Much debate in British Columbia centers on the 13 facilities planned to export natural gas. These facilities transform natural gas into a liquid so the fuel can fit compactly onto ships. The process of liquefying the gas has two basic parts, according to Tom Rufford, a lecturer at the School of Chemical Engineering at the University of Queensland in Australia. First, the facilities remove contaminants such as carbon dioxide, hydrogen sulfide, butane and water. Then, acting like giant refrigerators, they cool the gas to minus 258 degrees Fahrenheit so that it becomes liquid. The liquefied natural gas, or L.N.G., then gets loaded into tanks for transport.
The plants that liquefy the gas are generally powered by natural gas. The energy needed to remove contaminants and liquefy the gas can amount to roughly 10 percent of the energy contained in the gas produced by the plant, Dr. Rufford said. He added that the facilities were “very efficient to start with, compared to some other industrial processes,” like coal-fired power plants.
Some environmental groups in British Columbia, such as Clean Energy Canada, want the facilities that liquefy the gas to use electricity derived largely from wind farms and local hydroelectric facilities for power, instead of mechanical energy and electricity from on-site natural gas-fired turbines. One relatively small proposed facility, called Woodfibre L.N.G., plans to use grid electricity rather than gas.
But some in the industry say that using grid electricity — which in British Columbia is largely made from hydropower — is impractical. Greg Kist, president of Pacific NorthWest L.N.G., a proposed $11 billion liquefaction facility majority owned by the Malaysian oil and gas giant Petronas, said his project planned to use gas, rather than electric power from the grid, because of the substantial energy requirements of the plant and the time frame in which power is needed.
“There’s very limited sources of power at that scope and scale in order to provide power for the facility,” he said.
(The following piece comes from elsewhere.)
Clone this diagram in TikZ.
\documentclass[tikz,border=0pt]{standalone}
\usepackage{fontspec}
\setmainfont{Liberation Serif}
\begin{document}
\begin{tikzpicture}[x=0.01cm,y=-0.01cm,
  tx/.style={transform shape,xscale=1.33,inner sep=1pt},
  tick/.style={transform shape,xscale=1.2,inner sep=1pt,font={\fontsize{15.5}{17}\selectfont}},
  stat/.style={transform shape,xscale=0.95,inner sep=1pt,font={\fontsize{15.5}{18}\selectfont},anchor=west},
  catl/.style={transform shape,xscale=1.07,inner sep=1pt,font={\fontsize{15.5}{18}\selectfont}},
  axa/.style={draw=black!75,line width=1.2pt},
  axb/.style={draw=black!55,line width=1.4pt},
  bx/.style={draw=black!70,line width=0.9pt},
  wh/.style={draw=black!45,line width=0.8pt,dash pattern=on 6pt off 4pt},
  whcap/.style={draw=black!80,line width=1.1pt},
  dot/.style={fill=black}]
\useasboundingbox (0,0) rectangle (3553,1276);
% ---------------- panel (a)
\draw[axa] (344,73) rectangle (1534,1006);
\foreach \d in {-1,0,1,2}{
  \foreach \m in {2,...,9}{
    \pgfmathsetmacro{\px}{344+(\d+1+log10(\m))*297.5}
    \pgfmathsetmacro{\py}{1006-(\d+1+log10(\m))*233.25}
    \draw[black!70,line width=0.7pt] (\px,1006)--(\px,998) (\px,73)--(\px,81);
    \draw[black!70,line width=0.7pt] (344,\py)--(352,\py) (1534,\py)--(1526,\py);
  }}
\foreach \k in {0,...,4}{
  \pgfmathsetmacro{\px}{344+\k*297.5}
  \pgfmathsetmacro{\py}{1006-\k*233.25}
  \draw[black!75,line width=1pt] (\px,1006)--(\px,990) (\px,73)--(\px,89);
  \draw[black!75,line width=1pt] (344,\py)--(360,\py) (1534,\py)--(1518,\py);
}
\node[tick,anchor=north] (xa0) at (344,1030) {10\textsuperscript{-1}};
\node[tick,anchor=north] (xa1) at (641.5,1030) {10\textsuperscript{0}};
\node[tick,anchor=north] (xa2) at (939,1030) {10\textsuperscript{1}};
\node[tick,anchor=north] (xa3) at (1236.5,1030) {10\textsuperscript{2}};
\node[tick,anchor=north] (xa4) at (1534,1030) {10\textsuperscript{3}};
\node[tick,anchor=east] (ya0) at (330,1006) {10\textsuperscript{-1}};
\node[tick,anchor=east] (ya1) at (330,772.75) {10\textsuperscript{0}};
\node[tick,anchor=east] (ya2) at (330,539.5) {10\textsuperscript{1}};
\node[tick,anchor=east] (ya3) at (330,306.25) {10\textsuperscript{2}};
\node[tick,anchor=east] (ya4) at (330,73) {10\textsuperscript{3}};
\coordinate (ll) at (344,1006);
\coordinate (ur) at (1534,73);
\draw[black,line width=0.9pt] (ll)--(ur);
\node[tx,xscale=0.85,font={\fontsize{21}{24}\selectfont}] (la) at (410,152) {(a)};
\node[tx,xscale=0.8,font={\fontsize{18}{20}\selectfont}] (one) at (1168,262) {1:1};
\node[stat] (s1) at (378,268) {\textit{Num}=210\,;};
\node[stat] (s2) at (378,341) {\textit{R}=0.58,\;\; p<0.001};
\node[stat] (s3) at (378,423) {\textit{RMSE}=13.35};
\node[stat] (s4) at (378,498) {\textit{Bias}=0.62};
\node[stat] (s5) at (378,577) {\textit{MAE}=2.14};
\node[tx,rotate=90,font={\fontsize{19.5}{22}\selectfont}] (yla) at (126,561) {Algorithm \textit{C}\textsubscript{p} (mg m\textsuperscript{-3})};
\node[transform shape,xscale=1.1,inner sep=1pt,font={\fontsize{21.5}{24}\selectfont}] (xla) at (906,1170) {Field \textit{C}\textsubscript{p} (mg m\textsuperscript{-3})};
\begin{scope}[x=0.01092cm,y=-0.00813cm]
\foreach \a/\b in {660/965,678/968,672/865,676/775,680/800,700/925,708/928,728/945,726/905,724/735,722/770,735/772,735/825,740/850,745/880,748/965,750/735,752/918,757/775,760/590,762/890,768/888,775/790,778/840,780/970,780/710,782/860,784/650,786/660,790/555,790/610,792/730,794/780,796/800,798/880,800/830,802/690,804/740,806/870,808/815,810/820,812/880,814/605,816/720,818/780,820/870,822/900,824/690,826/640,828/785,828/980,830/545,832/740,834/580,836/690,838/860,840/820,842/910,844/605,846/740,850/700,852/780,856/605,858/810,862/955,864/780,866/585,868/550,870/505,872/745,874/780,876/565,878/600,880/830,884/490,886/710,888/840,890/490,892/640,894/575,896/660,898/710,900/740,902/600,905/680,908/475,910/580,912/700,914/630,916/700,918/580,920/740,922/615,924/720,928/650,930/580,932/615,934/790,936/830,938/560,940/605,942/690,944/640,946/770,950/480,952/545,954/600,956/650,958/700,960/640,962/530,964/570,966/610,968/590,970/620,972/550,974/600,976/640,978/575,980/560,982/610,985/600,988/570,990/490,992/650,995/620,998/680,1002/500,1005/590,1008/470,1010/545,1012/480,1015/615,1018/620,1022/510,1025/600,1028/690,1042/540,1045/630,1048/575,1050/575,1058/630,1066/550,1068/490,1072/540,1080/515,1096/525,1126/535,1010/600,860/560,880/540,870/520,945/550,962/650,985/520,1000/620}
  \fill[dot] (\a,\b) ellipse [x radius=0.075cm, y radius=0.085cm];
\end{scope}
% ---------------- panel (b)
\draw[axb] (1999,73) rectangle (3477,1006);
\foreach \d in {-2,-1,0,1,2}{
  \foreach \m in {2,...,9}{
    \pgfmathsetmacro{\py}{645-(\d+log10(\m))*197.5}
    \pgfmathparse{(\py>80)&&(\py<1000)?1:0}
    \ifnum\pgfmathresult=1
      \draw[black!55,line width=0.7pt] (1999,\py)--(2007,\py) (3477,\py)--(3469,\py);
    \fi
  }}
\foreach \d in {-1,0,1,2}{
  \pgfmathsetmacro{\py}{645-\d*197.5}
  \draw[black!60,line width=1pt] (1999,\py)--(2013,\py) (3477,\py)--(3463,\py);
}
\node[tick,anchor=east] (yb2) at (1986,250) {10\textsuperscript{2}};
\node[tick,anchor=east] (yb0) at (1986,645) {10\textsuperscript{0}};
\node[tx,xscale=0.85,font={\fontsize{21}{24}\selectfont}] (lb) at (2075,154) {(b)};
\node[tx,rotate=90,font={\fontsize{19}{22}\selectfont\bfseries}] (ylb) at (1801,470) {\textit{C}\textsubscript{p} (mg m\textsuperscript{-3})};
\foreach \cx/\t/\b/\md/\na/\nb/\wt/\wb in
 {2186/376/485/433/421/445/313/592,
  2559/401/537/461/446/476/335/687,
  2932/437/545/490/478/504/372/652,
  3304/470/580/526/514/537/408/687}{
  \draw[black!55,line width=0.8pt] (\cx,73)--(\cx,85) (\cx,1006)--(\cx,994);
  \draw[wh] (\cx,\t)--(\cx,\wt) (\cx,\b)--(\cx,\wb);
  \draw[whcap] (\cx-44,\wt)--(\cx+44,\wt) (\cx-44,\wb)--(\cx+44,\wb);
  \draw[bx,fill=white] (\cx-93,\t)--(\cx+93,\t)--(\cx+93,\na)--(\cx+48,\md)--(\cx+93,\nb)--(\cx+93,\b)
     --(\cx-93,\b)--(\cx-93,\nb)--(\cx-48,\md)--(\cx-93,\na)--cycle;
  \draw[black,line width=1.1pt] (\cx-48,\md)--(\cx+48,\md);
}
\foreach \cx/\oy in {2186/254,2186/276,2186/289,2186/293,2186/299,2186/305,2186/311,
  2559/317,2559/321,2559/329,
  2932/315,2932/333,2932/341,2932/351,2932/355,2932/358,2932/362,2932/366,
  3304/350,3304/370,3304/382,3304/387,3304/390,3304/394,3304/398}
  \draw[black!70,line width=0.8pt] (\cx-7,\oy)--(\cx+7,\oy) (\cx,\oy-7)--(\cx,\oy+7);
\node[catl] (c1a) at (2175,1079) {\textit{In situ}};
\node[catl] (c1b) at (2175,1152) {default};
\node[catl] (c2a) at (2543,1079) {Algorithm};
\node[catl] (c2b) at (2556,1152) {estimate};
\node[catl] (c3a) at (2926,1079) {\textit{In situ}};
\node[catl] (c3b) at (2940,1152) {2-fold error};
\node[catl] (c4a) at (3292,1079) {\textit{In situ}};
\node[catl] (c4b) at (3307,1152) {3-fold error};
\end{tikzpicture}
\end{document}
His plant would process natural gas that is relatively free of contaminants like carbon dioxide — one of several measures that will save energy, he said. The facility could begin construction next year.
Rich Coleman, British Columbia’s deputy premier and minister of natural gas development, was unavailable for an interview. But a ministry representative said in an email that the province’s carbon tax leadership would guide its decisions on liquefied natural gas. “The province is working to ensure B.C.’s L.N.G. operations are the cleanest in the world. Discussions are taking place with industry now to make this a reality.”
Environmentalists are skeptical. A report last year from Clean Energy Canada estimated that typical liquefied natural gas facilities in British Columbia would produce almost three times as much carbon pollution per unit of liquefied gas as a facility in Norway and another in Australia, which the report cited as global leaders. (The figures include the production and piping of natural gas as well as the process of turning it into a liquid.)
But gas producers say that British Columbia’s carbon policies will influence their efforts. “I think B.C. is and will continue to be a leader in many aspects of environmental policy,” said Dave Collyer, president of the Canadian Association of Petroleum Producers. Natural gas, he said, would fit into that framework.